__RAW DATA__.

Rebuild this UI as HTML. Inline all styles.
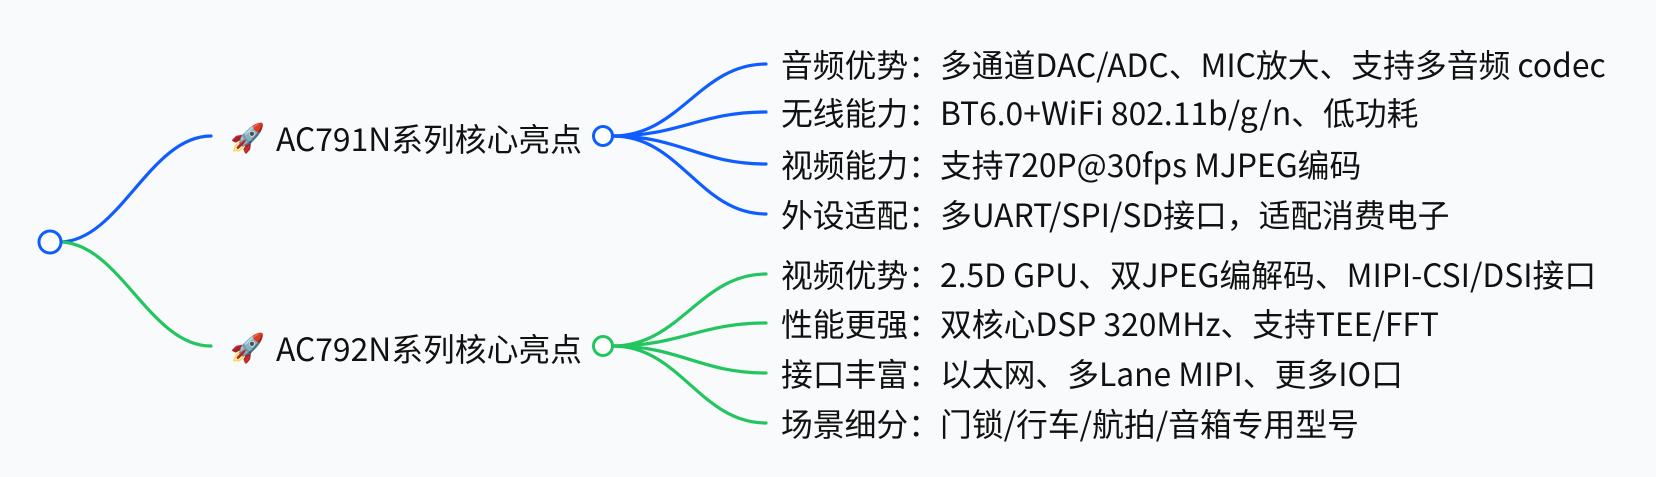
<!DOCTYPE html>
<html><head><meta charset="utf-8"><style>
html,body{margin:0;padding:0;background:#f8fafc;}
svg{display:block;}
text{font-family:"Noto Sans CJK SC","Liberation Sans",sans-serif;font-size:31.8px;fill:#111;dominant-baseline:central;}
</style></head><body>
<svg width="1656" height="477" viewBox="0 0 1656 477" xmlns="http://www.w3.org/2000/svg">
<rect width="1656" height="477" fill="#f8fafc"/>
<g fill="none" stroke-width="3.2" stroke-linecap="round">
<path d="M61 242 C120 240,150 136,211 136" stroke="#0f5cff"/>
<path d="M61 242 C120 244,150 346,211 346" stroke="#22c55e"/>
<g stroke="#0f5cff">
<path d="M613 136 C680 136,700 64,766 64"/>
<path d="M613 136 C680 136,700 112,766 112"/>
<path d="M613 136 C680 136,700 164,766 164"/>
<path d="M613 136 C680 136,700 214,766 214"/>
</g>
<g stroke="#22c55e">
<path d="M613 346 C680 346,700 274,766 274"/>
<path d="M613 346 C680 346,700 323,766 323"/>
<path d="M613 346 C680 346,700 373,766 373"/>
<path d="M613 346 C680 346,700 423,766 423"/>
</g>
</g>
<circle cx="50" cy="242" r="11" fill="#fff" stroke="#0f5cff" stroke-width="3"/>
<circle cx="603" cy="136" r="9.5" fill="#fff" stroke="#0f5cff" stroke-width="3"/>
<circle cx="603" cy="346" r="9.5" fill="#fff" stroke="#22c55e" stroke-width="3"/>
<text x="230" y="138" style="font-family:'Noto Color Emoji','DejaVu Sans',sans-serif;font-size:28px">🚀</text>
<text x="276" y="138">AC791N系列核心亮点</text>
<text x="230" y="348" style="font-family:'Noto Color Emoji','DejaVu Sans',sans-serif;font-size:28px">🚀</text>
<text x="276" y="348">AC792N系列核心亮点</text>
<text x="781" y="64">音频优势：多通道DAC/ADC、MIC放大、支持多音频 codec</text>
<text x="781" y="112">无线能力：BT6.0+WiFi 802.11b/g/n、低功耗</text>
<text x="781" y="164">视频能力：支持720P@30fps MJPEG编码</text>
<text x="781" y="214">外设适配：多UART/SPI/SD接口，适配消费电子</text>
<text x="781" y="274">视频优势：2.5D GPU、双JPEG编解码、MIPI-CSI/DSI接口</text>
<text x="781" y="323">性能更强：双核心DSP 320MHz、支持TEE/FFT</text>
<text x="781" y="373">接口丰富：以太网、多Lane MIPI、更多IO口</text>
<text x="781" y="423">场景细分：门锁/行车/航拍/音箱专用型号</text>
</svg>
</body></html>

__WHAT THE EXERCISE ASKS__.
All of the lines above should be retyped precisely, apart from the pictures.

__RESPONSE__.
Rebuild this UI as HTML. Inline all styles.
<!DOCTYPE html>
<html><head><meta charset="utf-8"><style>
html,body{margin:0;padding:0;background:#f8fafc;}
svg{display:block;}
text{font-family:"Noto Sans CJK SC","Liberation Sans",sans-serif;font-size:31.8px;fill:#111;dominant-baseline:central;}
</style></head><body>
<svg width="1656" height="477" viewBox="0 0 1656 477" xmlns="http://www.w3.org/2000/svg">
<rect width="1656" height="477" fill="#f8fafc"/>
<g fill="none" stroke-width="3.2" stroke-linecap="round">
<path d="M61 242 C120 240,150 136,211 136" stroke="#0f5cff"/>
<path d="M61 242 C120 244,150 346,211 346" stroke="#22c55e"/>
<g stroke="#0f5cff">
<path d="M613 136 C680 136,700 64,766 64"/>
<path d="M613 136 C680 136,700 112,766 112"/>
<path d="M613 136 C680 136,700 164,766 164"/>
<path d="M613 136 C680 136,700 214,766 214"/>
</g>
<g stroke="#22c55e">
<path d="M613 346 C680 346,700 274,766 274"/>
<path d="M613 346 C680 346,700 323,766 323"/>
<path d="M613 346 C680 346,700 373,766 373"/>
<path d="M613 346 C680 346,700 423,766 423"/>
</g>
</g>
<circle cx="50" cy="242" r="11" fill="#fff" stroke="#0f5cff" stroke-width="3"/>
<circle cx="603" cy="136" r="9.5" fill="#fff" stroke="#0f5cff" stroke-width="3"/>
<circle cx="603" cy="346" r="9.5" fill="#fff" stroke="#22c55e" stroke-width="3"/>
<text x="230" y="138" style="font-family:'Noto Color Emoji','DejaVu Sans',sans-serif;font-size:28px">🚀</text>
<text x="276" y="138">AC791N系列核心亮点</text>
<text x="230" y="348" style="font-family:'Noto Color Emoji','DejaVu Sans',sans-serif;font-size:28px">🚀</text>
<text x="276" y="348">AC792N系列核心亮点</text>
<text x="781" y="64">音频优势：多通道DAC/ADC、MIC放大、支持多音频 codec</text>
<text x="781" y="112">无线能力：BT6.0+WiFi 802.11b/g/n、低功耗</text>
<text x="781" y="164">视频能力：支持720P@30fps MJPEG编码</text>
<text x="781" y="214">外设适配：多UART/SPI/SD接口，适配消费电子</text>
<text x="781" y="274">视频优势：2.5D GPU、双JPEG编解码、MIPI-CSI/DSI接口</text>
<text x="781" y="323">性能更强：双核心DSP 320MHz、支持TEE/FFT</text>
<text x="781" y="373">接口丰富：以太网、多Lane MIPI、更多IO口</text>
<text x="781" y="423">场景细分：门锁/行车/航拍/音箱专用型号</text>
</svg>
</body></html>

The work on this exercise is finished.